* [SHORT TASK]
Leave the pictures out. Return all other data exactly.

* [GIVEN INFORMATION]
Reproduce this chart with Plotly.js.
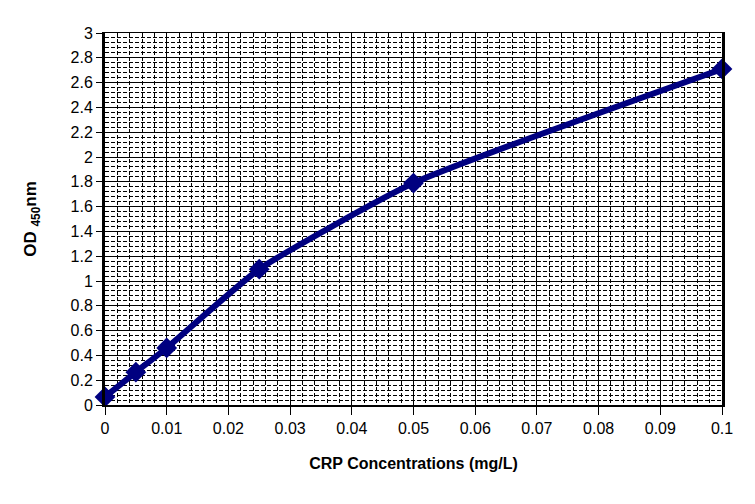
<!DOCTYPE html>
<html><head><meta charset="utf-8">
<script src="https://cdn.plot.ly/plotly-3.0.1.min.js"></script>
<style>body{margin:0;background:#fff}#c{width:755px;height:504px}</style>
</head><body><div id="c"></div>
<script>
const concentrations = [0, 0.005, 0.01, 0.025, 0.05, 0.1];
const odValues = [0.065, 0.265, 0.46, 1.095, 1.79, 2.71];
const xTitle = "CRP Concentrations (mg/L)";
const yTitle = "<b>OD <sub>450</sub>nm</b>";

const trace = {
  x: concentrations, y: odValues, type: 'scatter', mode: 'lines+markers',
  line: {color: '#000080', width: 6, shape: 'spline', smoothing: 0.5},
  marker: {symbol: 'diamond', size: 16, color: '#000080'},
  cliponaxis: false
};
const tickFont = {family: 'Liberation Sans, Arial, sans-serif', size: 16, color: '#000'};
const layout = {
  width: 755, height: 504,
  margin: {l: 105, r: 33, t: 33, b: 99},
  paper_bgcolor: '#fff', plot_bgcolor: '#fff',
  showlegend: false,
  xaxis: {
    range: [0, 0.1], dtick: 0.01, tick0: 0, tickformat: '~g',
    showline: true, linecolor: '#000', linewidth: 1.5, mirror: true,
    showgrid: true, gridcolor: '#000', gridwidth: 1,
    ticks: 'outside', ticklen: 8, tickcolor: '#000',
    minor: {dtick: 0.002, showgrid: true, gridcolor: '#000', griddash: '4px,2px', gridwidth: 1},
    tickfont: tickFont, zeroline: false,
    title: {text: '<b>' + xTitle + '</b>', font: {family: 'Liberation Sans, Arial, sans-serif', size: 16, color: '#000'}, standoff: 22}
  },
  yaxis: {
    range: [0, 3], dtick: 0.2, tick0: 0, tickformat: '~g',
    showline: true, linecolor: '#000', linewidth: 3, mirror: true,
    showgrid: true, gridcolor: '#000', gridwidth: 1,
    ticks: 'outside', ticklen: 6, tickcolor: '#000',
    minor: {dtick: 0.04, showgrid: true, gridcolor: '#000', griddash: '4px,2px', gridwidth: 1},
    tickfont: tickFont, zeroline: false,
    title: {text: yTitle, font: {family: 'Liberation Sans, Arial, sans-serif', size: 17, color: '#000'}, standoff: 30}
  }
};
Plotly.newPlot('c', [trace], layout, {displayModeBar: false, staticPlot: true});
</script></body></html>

* [ANSWER TO THE EXERCISE]
Reproduce this chart with Plotly.js.
<!DOCTYPE html>
<html><head><meta charset="utf-8">
<script src="https://cdn.plot.ly/plotly-3.0.1.min.js"></script>
<style>body{margin:0;background:#fff}#c{width:755px;height:504px}</style>
</head><body><div id="c"></div>
<script>
const concentrations = [0, 0.005, 0.01, 0.025, 0.05, 0.1];
const odValues = [0.065, 0.265, 0.46, 1.095, 1.79, 2.71];
const xTitle = "CRP Concentrations (mg/L)";
const yTitle = "<b>OD <sub>450</sub>nm</b>";

const trace = {
  x: concentrations, y: odValues, type: 'scatter', mode: 'lines+markers',
  line: {color: '#000080', width: 6, shape: 'spline', smoothing: 0.5},
  marker: {symbol: 'diamond', size: 16, color: '#000080'},
  cliponaxis: false
};
const tickFont = {family: 'Liberation Sans, Arial, sans-serif', size: 16, color: '#000'};
const layout = {
  width: 755, height: 504,
  margin: {l: 105, r: 33, t: 33, b: 99},
  paper_bgcolor: '#fff', plot_bgcolor: '#fff',
  showlegend: false,
  xaxis: {
    range: [0, 0.1], dtick: 0.01, tick0: 0, tickformat: '~g',
    showline: true, linecolor: '#000', linewidth: 1.5, mirror: true,
    showgrid: true, gridcolor: '#000', gridwidth: 1,
    ticks: 'outside', ticklen: 8, tickcolor: '#000',
    minor: {dtick: 0.002, showgrid: true, gridcolor: '#000', griddash: '4px,2px', gridwidth: 1},
    tickfont: tickFont, zeroline: false,
    title: {text: '<b>' + xTitle + '</b>', font: {family: 'Liberation Sans, Arial, sans-serif', size: 16, color: '#000'}, standoff: 22}
  },
  yaxis: {
    range: [0, 3], dtick: 0.2, tick0: 0, tickformat: '~g',
    showline: true, linecolor: '#000', linewidth: 3, mirror: true,
    showgrid: true, gridcolor: '#000', gridwidth: 1,
    ticks: 'outside', ticklen: 6, tickcolor: '#000',
    minor: {dtick: 0.04, showgrid: true, gridcolor: '#000', griddash: '4px,2px', gridwidth: 1},
    tickfont: tickFont, zeroline: false,
    title: {text: yTitle, font: {family: 'Liberation Sans, Arial, sans-serif', size: 17, color: '#000'}, standoff: 30}
  }
};
Plotly.newPlot('c', [trace], layout, {displayModeBar: false, staticPlot: true});
</script></body></html>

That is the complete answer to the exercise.